Yes, for 2016, I think as I said, the $10 million to $12 million of maintenance CapEx, that is really at the Inc. level that’s on our - primarily on our plants as well as agri business assets. At the Partners’ level, I think we are still in a mode of about $500,000 per year as a reasonable maintenance CapEx level for partners. If you look in the numbers in the release, we are well below that, but I think we’ll probably end up somewhere in the $500,000 level for Partners’ maintenance CapEx going forward.
It sounds good. Thank you.
And our final question for today will come from Pavel Molchanov of Raymond James.
First, one kind of follow-up on the RFS. We are still in the midst of a hotly contested political season, and the RFS maybe has gotten more than its fair share of headlines. Just kind of your latest thoughts are on how you perceive support for maintaining the policy as a matter of congressional action.
Yes, I think - look, I think the house is certainly an interesting place that would - is an unknown of what would happen there. I think the Senate will still hold the RFS, but at the end of the day, it’s got to go through the President anyways and the President today, the current President is a supporter. And I think if you look on the Democratic side, we don’t know about Bernie Sanders, but I think Clinton is a supporter and then on the Republican side Trump has been a supporter, a vocal supporter of the RFS. So we know what’s Cruz’s opinion is. So other than that I think we have wait and see. And we will kind of have to watch the season as it progresses, but I don’t think there is any dramatic changes or shifts that are coming anytime soon.

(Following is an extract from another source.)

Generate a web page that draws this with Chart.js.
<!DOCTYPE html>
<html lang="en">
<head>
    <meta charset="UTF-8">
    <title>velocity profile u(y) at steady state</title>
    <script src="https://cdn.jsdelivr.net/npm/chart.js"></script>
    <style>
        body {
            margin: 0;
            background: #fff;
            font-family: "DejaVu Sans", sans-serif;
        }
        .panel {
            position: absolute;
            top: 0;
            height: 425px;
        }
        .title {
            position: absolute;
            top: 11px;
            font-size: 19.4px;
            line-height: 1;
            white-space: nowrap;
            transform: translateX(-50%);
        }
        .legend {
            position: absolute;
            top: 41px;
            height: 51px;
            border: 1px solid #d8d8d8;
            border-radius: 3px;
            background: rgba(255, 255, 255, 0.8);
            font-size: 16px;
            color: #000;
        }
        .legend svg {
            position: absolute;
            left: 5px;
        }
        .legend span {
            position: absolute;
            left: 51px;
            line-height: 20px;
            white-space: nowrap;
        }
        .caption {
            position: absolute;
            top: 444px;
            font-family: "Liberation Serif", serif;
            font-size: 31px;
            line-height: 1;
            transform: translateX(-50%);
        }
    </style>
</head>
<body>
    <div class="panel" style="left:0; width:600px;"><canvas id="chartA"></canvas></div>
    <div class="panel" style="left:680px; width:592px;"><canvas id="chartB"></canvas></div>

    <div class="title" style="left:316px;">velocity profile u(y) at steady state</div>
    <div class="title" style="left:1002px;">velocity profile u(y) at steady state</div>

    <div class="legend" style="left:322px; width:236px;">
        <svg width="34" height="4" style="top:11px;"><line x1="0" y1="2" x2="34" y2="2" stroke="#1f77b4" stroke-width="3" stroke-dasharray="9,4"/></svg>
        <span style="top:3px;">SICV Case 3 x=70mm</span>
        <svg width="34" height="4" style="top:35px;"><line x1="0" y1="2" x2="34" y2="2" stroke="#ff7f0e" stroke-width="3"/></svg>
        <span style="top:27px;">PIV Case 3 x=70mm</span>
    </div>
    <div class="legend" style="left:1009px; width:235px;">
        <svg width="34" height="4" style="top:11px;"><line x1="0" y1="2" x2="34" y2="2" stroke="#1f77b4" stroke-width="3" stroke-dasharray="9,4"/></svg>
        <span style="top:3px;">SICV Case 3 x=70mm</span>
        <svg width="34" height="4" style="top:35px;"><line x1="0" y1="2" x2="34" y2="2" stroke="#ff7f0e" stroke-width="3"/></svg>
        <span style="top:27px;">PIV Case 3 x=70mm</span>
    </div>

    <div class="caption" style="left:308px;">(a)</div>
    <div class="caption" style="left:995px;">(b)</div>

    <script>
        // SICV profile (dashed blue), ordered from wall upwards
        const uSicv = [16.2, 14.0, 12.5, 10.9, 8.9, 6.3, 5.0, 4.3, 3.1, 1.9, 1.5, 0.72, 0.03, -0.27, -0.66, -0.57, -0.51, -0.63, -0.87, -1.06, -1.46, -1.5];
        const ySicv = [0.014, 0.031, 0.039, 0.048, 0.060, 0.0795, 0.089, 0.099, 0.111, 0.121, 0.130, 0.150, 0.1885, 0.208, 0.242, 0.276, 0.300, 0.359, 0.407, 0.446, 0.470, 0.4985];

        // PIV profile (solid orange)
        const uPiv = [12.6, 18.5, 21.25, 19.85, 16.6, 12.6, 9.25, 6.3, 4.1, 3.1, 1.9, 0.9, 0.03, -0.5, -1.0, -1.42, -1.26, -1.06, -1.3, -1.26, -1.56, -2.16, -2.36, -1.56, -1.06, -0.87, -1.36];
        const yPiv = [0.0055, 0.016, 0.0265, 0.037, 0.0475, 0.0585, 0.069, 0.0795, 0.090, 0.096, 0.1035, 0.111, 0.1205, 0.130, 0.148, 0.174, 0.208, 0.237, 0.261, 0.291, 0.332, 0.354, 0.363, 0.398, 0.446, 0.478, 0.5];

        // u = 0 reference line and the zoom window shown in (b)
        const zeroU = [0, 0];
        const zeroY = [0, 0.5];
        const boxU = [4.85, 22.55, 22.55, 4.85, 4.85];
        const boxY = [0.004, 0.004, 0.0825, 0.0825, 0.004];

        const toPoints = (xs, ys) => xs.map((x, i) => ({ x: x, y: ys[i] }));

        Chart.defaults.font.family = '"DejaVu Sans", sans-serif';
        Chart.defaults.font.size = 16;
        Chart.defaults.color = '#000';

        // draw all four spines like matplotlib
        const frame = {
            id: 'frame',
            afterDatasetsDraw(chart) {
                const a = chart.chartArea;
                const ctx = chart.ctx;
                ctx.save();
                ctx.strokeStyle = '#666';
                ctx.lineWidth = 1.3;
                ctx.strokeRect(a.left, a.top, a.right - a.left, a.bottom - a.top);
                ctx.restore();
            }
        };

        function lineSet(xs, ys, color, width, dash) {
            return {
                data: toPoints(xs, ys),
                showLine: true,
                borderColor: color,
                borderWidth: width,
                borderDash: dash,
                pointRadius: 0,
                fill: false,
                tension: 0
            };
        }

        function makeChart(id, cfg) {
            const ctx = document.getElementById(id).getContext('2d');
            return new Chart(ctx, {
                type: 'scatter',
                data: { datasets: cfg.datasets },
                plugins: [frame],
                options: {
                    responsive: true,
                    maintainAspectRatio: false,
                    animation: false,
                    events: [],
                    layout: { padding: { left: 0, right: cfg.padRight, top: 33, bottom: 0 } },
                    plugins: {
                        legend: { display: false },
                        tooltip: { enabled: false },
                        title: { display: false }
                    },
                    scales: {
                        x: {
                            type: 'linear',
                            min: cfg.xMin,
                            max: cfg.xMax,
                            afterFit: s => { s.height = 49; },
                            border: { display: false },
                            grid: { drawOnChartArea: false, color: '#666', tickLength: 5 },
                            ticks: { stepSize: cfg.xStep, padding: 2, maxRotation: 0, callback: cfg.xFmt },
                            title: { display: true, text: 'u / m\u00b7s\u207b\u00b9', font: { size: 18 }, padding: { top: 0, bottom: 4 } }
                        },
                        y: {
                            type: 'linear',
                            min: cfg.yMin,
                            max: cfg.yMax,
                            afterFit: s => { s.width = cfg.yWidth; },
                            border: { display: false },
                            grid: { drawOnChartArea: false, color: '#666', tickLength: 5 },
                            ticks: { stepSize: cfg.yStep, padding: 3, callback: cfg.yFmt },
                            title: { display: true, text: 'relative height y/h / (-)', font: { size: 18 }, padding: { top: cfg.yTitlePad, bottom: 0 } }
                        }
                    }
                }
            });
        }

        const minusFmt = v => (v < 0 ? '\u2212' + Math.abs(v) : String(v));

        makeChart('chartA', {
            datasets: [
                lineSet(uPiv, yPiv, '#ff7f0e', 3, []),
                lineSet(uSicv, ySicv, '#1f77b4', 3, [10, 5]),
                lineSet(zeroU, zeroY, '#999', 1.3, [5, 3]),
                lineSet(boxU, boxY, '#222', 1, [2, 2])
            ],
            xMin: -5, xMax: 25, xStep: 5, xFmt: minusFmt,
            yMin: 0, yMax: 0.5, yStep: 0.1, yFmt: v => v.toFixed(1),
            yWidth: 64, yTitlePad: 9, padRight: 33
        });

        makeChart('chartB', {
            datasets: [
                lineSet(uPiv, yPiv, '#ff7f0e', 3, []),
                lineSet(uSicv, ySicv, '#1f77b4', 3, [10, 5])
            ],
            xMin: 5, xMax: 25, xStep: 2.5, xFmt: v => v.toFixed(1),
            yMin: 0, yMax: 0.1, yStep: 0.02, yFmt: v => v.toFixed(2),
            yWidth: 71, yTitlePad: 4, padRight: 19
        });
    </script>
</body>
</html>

Okay. And then back to the earlier question about distribution growth, at the time of the Partnership's IPO last summer, the target was to grow 8% to 10% a year. This first distribution increase obviously running well below that trend. Are you comfortable reaffirming that 8% to 10% growth target?
Well, I guess, I would think of it in terms of growth in underlying distributable cash flow. I would gladly reaffirm 8% to 10% growth in distributable cash flow, that’s our target. That’s what we are trying to achieve, but my point is simply that in this market environment, we are not going to be rewarded for increasing the distributions aggressively and so we want to make sure that we have very strong coverage ratios - coverage and leverage rations and so I wouldn’t reaffirm the idea that 8% to 10% distribution growth. It’s more about distributable cash flow growth at this point.
That's useful clarification. Thanks, guys.
And that does conclude the question-and-answer session for today. Todd, I will turn the conference back over to you for any additional or closing comments.
Yeah, thanks everybody and thanks for coming on the call today. Obviously we wish for better markets, but we’ve been here before. We’ve seen cyclical lows in this industry many times over the last several years. It provides us opportunities, especially with our strategy that we’ve maintained really since day one of maintaining strong balances and strong balance sheet to withstand cyclical downturns. And we think we set ourselves up very well to flex that opportunity and to some growth opportunities potentially in 2016. And certainly we believe that we certainly have the ability to withstand this current downturn with some positive fundamentals out on the curve that could rear its head as well. So looking forward to next quarter and hopefully we have some good things to report and we will talk to you then. Thanks.
And that does conclude today’s conference, thank you all for your participation.